Kalpis with fennel cream and scampi.

Maybe it is for the refined amphora-shaped pasta, maybe it is for the harmony of delicately balanced flavours, or even for the fresh fragrance released that enhances sensations… but this is a dish that will leave a trace in memory.
The unforgettable element is nothing fizzy, or boisterous, but rather the graceful persistence that only the most elegant things can leave.
Sweet and aromatic are the adjectives that best describe the essence of this dish. The fennel velouté is the creamy element, enriched and flavoured by the fresh, slightly seared, tender and crunchy scampi.

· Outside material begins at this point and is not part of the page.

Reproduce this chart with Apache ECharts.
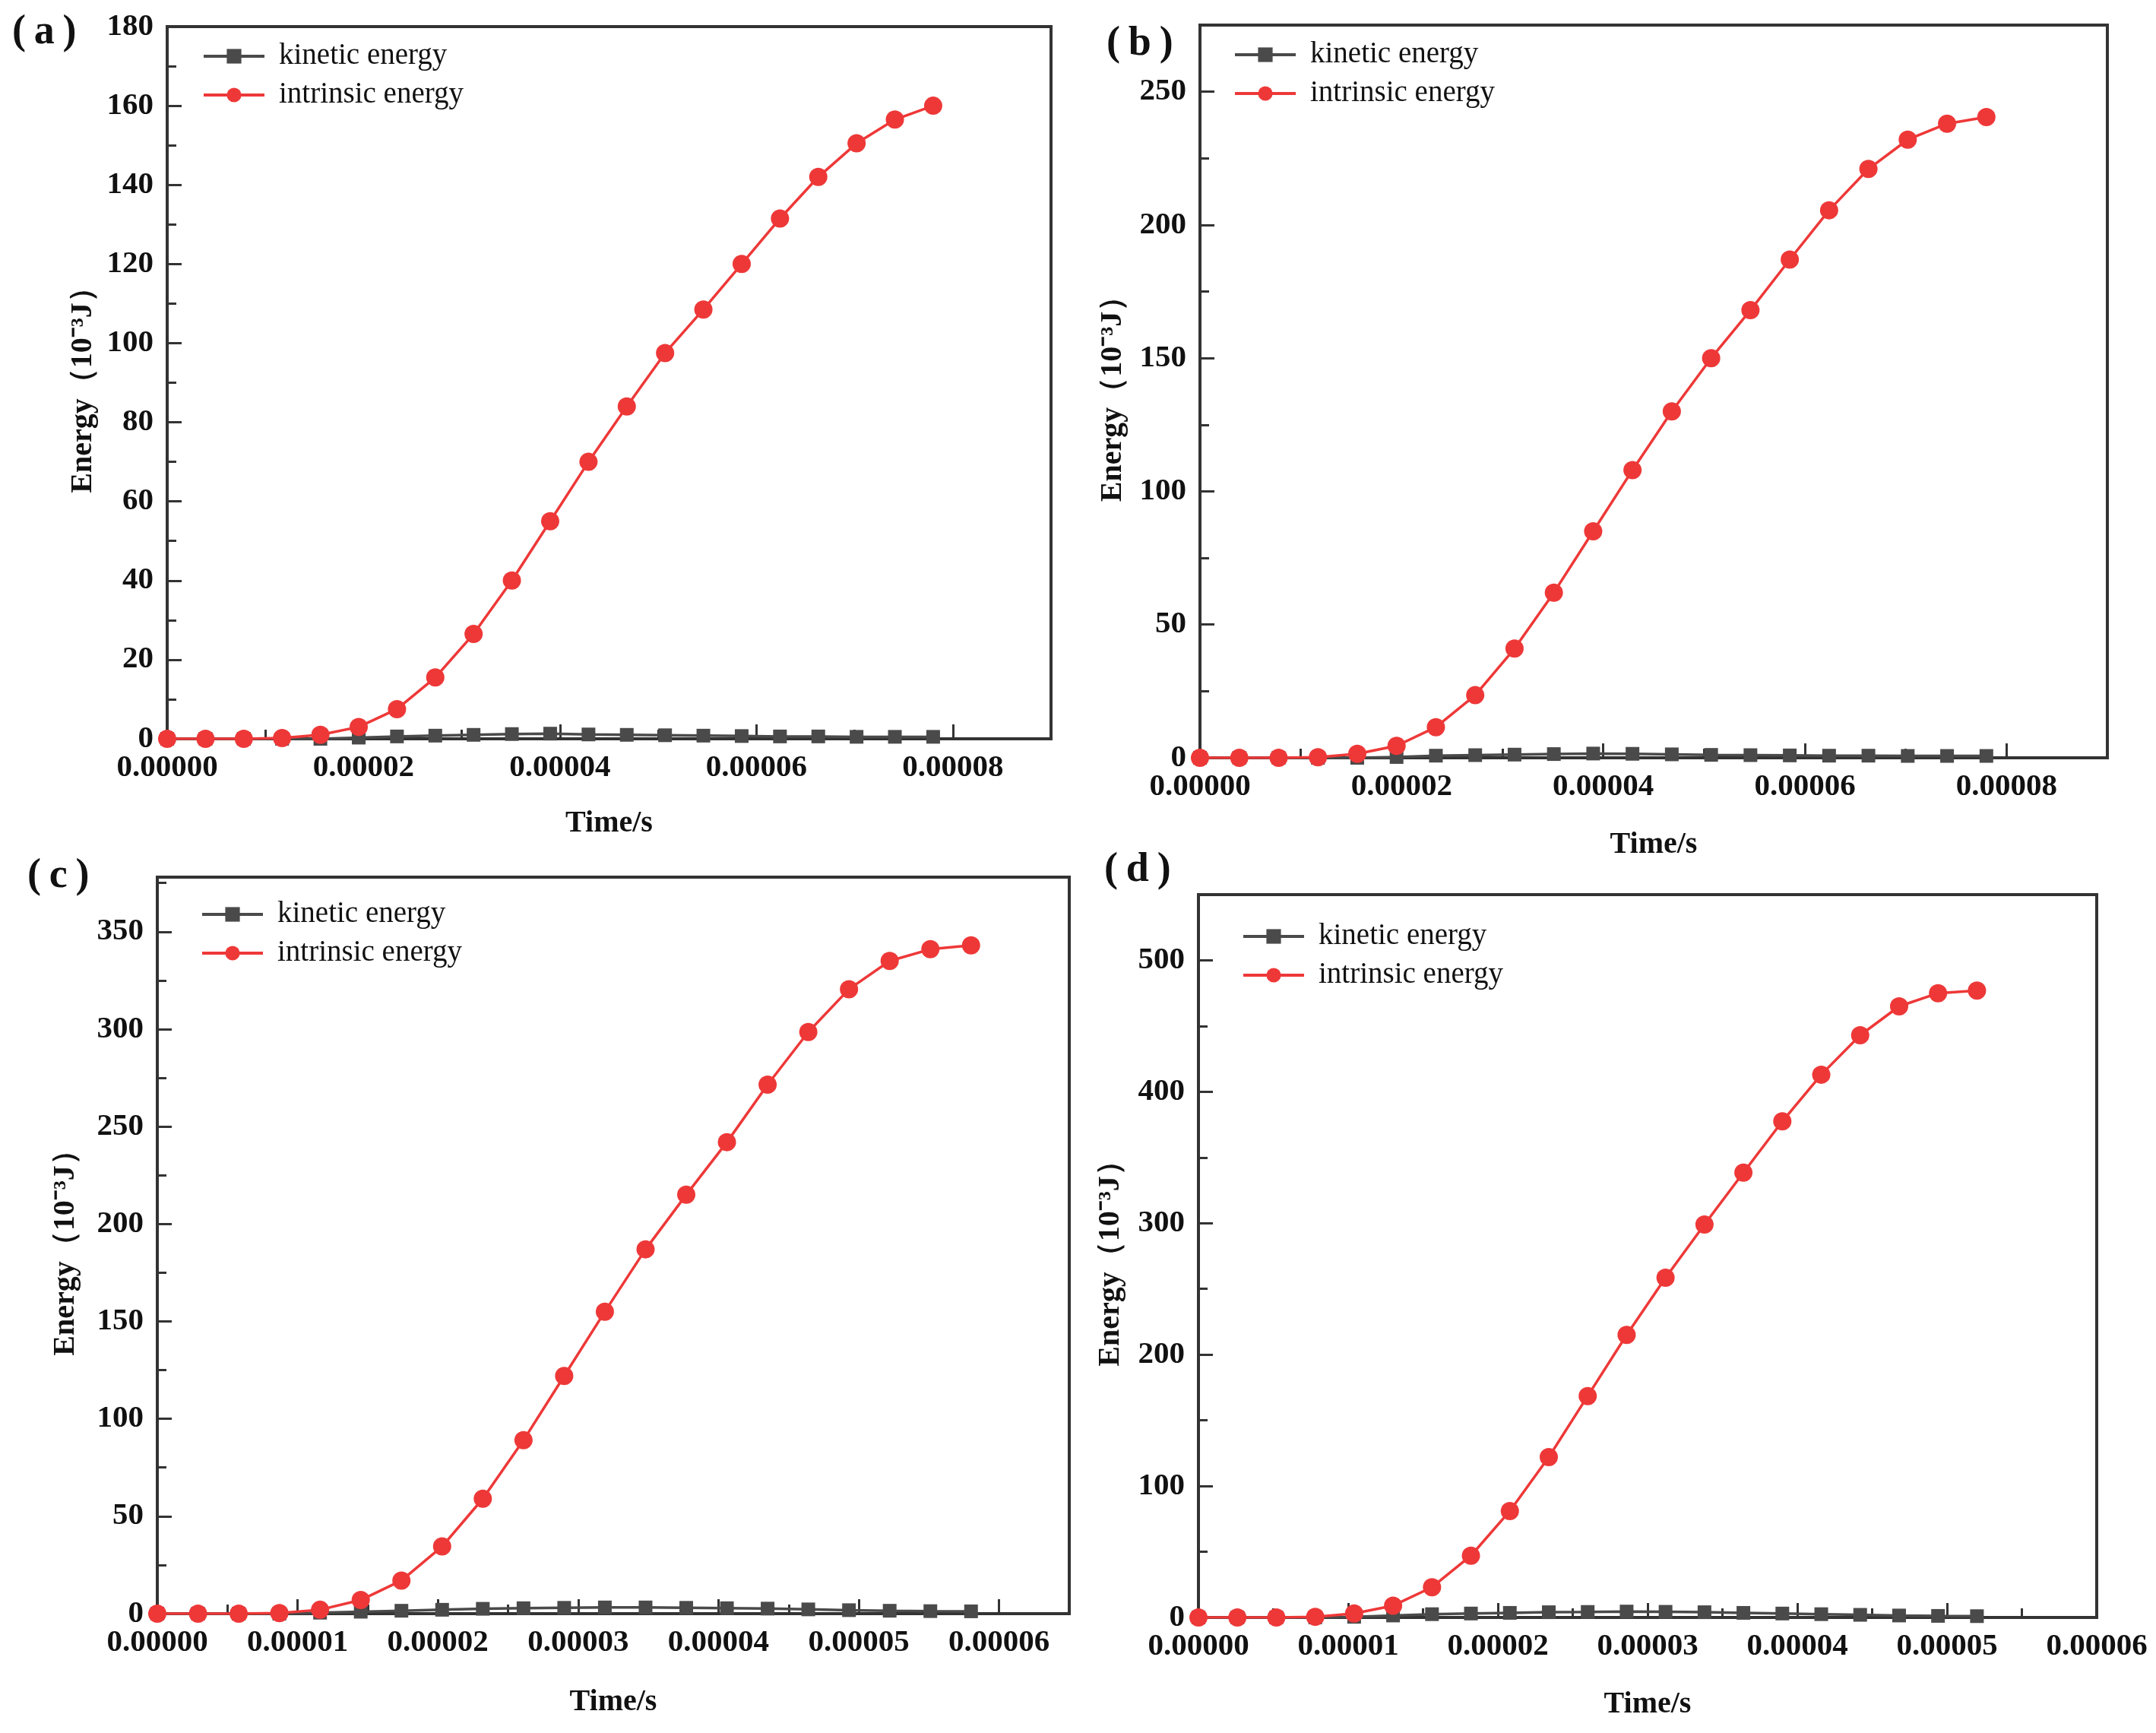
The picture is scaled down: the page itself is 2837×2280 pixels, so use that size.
<!DOCTYPE html>
<html>
<head>
<meta charset="utf-8">
<script src="https://cdn.jsdelivr.net/npm/echarts@6/dist/echarts.min.js"></script>
<style>
  html, body { margin: 0; padding: 0; background: #fff; }
  #chart { width: 2837px; height: 2280px; }
</style>
</head>
<body>
<div id="chart"></div>
<script>
// time stamps (s) of the plotted points, one list per panel
var timeA = [0, 3.9e-6, 7.8e-6, 1.17e-5, 1.56e-5, 1.95e-5, 2.34e-5, 2.73e-5, 3.12e-5, 3.51e-5, 3.9e-5,
  4.29e-5, 4.68e-5, 5.07e-5, 5.46e-5, 5.85e-5, 6.24e-5, 6.63e-5, 7.02e-5, 7.41e-5, 7.8e-5];
var timeB = [0, 3.9e-6, 7.8e-6, 1.17e-5, 1.56e-5, 1.95e-5, 2.34e-5, 2.73e-5, 3.12e-5, 3.51e-5, 3.9e-5,
  4.29e-5, 4.68e-5, 5.07e-5, 5.46e-5, 5.85e-5, 6.24e-5, 6.63e-5, 7.02e-5, 7.41e-5, 7.8e-5];
var timeC = [0, 2.9e-6, 5.8e-6, 8.7e-6, 1.16e-5, 1.45e-5, 1.74e-5, 2.03e-5, 2.32e-5, 2.61e-5, 2.9e-5,
  3.19e-5, 3.48e-5, 3.77e-5, 4.06e-5, 4.35e-5, 4.64e-5, 4.93e-5, 5.22e-5, 5.51e-5, 5.8e-5];
var timeD = [0, 2.6e-6, 5.2e-6, 7.8e-6, 1.04e-5, 1.3e-5, 1.56e-5, 1.82e-5, 2.08e-5, 2.34e-5, 2.6e-5,
  2.86e-5, 3.12e-5, 3.38e-5, 3.64e-5, 3.9e-5, 4.16e-5, 4.42e-5, 4.68e-5, 4.94e-5, 5.2e-5];

// energies in 10^-3 J
var kineticA = [0, 0, 0, 0, 0, 0.3, 0.6, 0.8, 1.0, 1.2, 1.3, 1.1, 1.0, 0.9, 0.8, 0.7, 0.6, 0.6, 0.5, 0.5, 0.5];
var intrinsicA = [0, 0, 0, 0.2, 1, 3, 7.5, 15.5, 26.5, 40, 55, 70, 84, 97.5, 108.5, 120, 131.5, 142, 150.5, 156.5, 160];

var kineticB = [0, 0, 0, 0, 0, 0.3, 0.8, 1.0, 1.2, 1.4, 1.6, 1.5, 1.3, 1.1, 1.0, 0.9, 0.8, 0.8, 0.7, 0.7, 0.7];
var intrinsicB = [0, 0, 0, 0.2, 1.5, 4.5, 11.5, 23.5, 41, 62, 85, 108, 130, 150, 168, 187, 205.5, 221, 232, 238, 240.5];

var kineticC = [0, 0, 0, 0, 0.5, 1.0, 1.5, 2.0, 2.5, 2.8, 3.0, 3.2, 3.2, 3.0, 2.8, 2.6, 2.2, 1.8, 1.5, 1.3, 1.2];
var intrinsicC = [0, 0, 0, 0.3, 2, 7, 17, 34.5, 59, 89, 122, 155, 187, 215, 242, 271.5, 298.5, 320.5, 335, 341, 343];

var kineticD = [0, 0, 0, 0, 0.5, 1.5, 2.5, 3.0, 3.5, 4.0, 4.2, 4.5, 4.3, 4.0, 3.5, 3.0, 2.5, 2.0, 1.5, 1.2, 1.0];
var intrinsicD = [0, 0, 0, 0.5, 3, 9, 23, 47, 81, 122, 168.5, 215, 258.5, 299, 338.5, 377.5, 413, 443, 465, 475, 477];

var panelLabels = ['(\u2009a\u2009)', '(\u2009b\u2009)', '(\u2009c\u2009)', '(\u2009d\u2009)'];
var seriesNames = ['kinetic energy', 'intrinsic energy'];

var serif = 'Liberation Serif';
var axisColor = '#333333';
var red = '#ee3838';
var gray = '#4a4a4a';

// layout of each panel (pixels)
var panels = [
  { time: timeA, kin: kineticA, inn: intrinsicA, grid: [220, 35, 1163, 937], xMax: 9e-5, xStep: 2e-5, yMax: 180, yStep: 20,
    showMaxX: false, showMaxY: true, xGap: 92, yGap: 90, legend: [266, 54], label: [60, 48] },
  { time: timeB, kin: kineticB, inn: intrinsicB, grid: [1579, 33, 1194, 964], xMax: 9e-5, xStep: 2e-5, yMax: 275, yStep: 50,
    showMaxX: false, showMaxY: false, xGap: 95, yGap: 94, legend: [1623, 52], label: [1500, 63] },
  { time: timeC, kin: kineticC, inn: intrinsicC, grid: [207, 1154, 1200, 969], xMax: 6.5e-5, xStep: 1e-5, yMax: 378, yStep: 50,
    showMaxX: false, showMaxY: false, xGap: 97, yGap: 100, legend: [264, 1183], label: [80, 1158] },
  { time: timeD, kin: kineticD, inn: intrinsicD, grid: [1577, 1177, 1182, 951], xMax: 6e-5, xStep: 1e-5, yMax: 550, yStep: 100,
    showMaxX: true, showMaxY: false, xGap: 95, yGap: 95, legend: [1634, 1212], label: [1497, 1150] }
];

var option = {
  backgroundColor: '#fff',
  animation: false,
  textStyle: { fontFamily: serif },
  grid: [], xAxis: [], yAxis: [], series: [], legend: [], graphic: []
};

function zip(xs, ys) {
  return xs.map(function (x, i) { return [x, ys[i]]; });
}

panels.forEach(function (p, i) {
  option.grid.push({
    left: p.grid[0], top: p.grid[1], width: p.grid[2], height: p.grid[3],
    show: true, borderColor: axisColor, borderWidth: 4, backgroundColor: 'transparent'
  });
  option.xAxis.push({
    type: 'value', gridIndex: i, min: 0, max: p.xMax, interval: p.xStep,
    name: 'Time/s', nameLocation: 'middle', nameGap: p.xGap,
    nameTextStyle: { fontFamily: serif, fontWeight: 'bold', fontSize: 40, color: '#111' },
    axisLine: { show: true, onZero: false, lineStyle: { color: axisColor, width: 4 } },
    axisTick: { show: true, inside: true, length: 19, lineStyle: { color: axisColor, width: 3 } },
    minorTick: { show: true, splitNumber: 2, length: 12, lineStyle: { color: axisColor, width: 3 } },
    splitLine: { show: false },
    axisLabel: {
      fontFamily: serif, fontWeight: 'bold', fontSize: 41, color: '#111', margin: 18,
      showMaxLabel: p.showMaxX,
      formatter: function (v) { return v.toFixed(5); }
    }
  });
  option.yAxis.push({
    type: 'value', gridIndex: i, min: 0, max: p.yMax, interval: p.yStep,
    name: 'Energy（10⁻³J）', nameLocation: 'middle', nameGap: p.yGap, nameRotate: 90,
    nameTextStyle: { fontFamily: serif, fontWeight: 'bold', fontSize: 40, color: '#111' },
    axisLine: { show: true, onZero: false, lineStyle: { color: axisColor, width: 4 } },
    axisTick: { show: true, inside: true, length: 19, lineStyle: { color: axisColor, width: 3 } },
    minorTick: { show: true, splitNumber: 2, length: 12, lineStyle: { color: axisColor, width: 3 } },
    splitLine: { show: false },
    axisLabel: {
      fontFamily: serif, fontWeight: 'bold', fontSize: 41, color: '#111', margin: 18,
      showMaxLabel: p.showMaxY
    }
  });
  option.series.push({
    name: seriesNames[0], type: 'line', xAxisIndex: i, yAxisIndex: i,
    data: zip(p.time, p.kin),
    symbol: 'rect', symbolSize: 18,
    lineStyle: { color: gray, width: 3.5 },
    itemStyle: { color: gray },
    z: 3
  });
  option.series.push({
    name: seriesNames[1], type: 'line', xAxisIndex: i, yAxisIndex: i,
    data: zip(p.time, p.inn),
    symbol: 'circle', symbolSize: 24,
    lineStyle: { color: red, width: 3.5 },
    itemStyle: { color: red },
    z: 4
  });
  option.legend.push({
    data: seriesNames, orient: 'vertical', left: p.legend[0], top: p.legend[1],
    padding: 0, itemWidth: 80, itemHeight: 24, itemGap: 11,
    selectedMode: false,
    lineStyle: { width: 4 },
    textStyle: { fontFamily: serif, fontSize: 39, color: '#111', lineHeight: 40, padding: [0, 0, 0, 14] }
  });
  option.graphic.push({
    type: 'text', left: p.label[0] - 44, top: p.label[1] - 32,
    style: { text: panelLabels[i], fontFamily: serif, fontWeight: 'bold', fontSize: 54, fill: '#111' }
  });
});

var chart = echarts.init(document.getElementById('chart'));
chart.setOption(option);
</script>
</body>
</html>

Kalpis by BluRhapsody sets the scene: one of the most appreciated and admired 3D pasta shapes, so much that it can be considered as an icon of the entire collection.
Some small fennel tufts finish and decorate the dish, adding scent and colour. This dish is ideally served as an appetizer or as a cocktail, and should be tasted drinking light white wine.

Unforgettable dish



For the fennel cream: clean the fennels removing external layers and then boil in salted water for about ten minutes, until they are soft, then blend with a little cooking water and add salt and pepper.


Scampi must be very fresh. They must be cleaned carefully and then only lightly seared and possibly seasoned in a pan with a little oil.


It only takes 2.5 minutes in boiling salted water for Kalpis to be cooked, a few pieces at a time, to be drained preferably using a skimmer and to be served immediately. Make sure you have removed all water before filling pasta.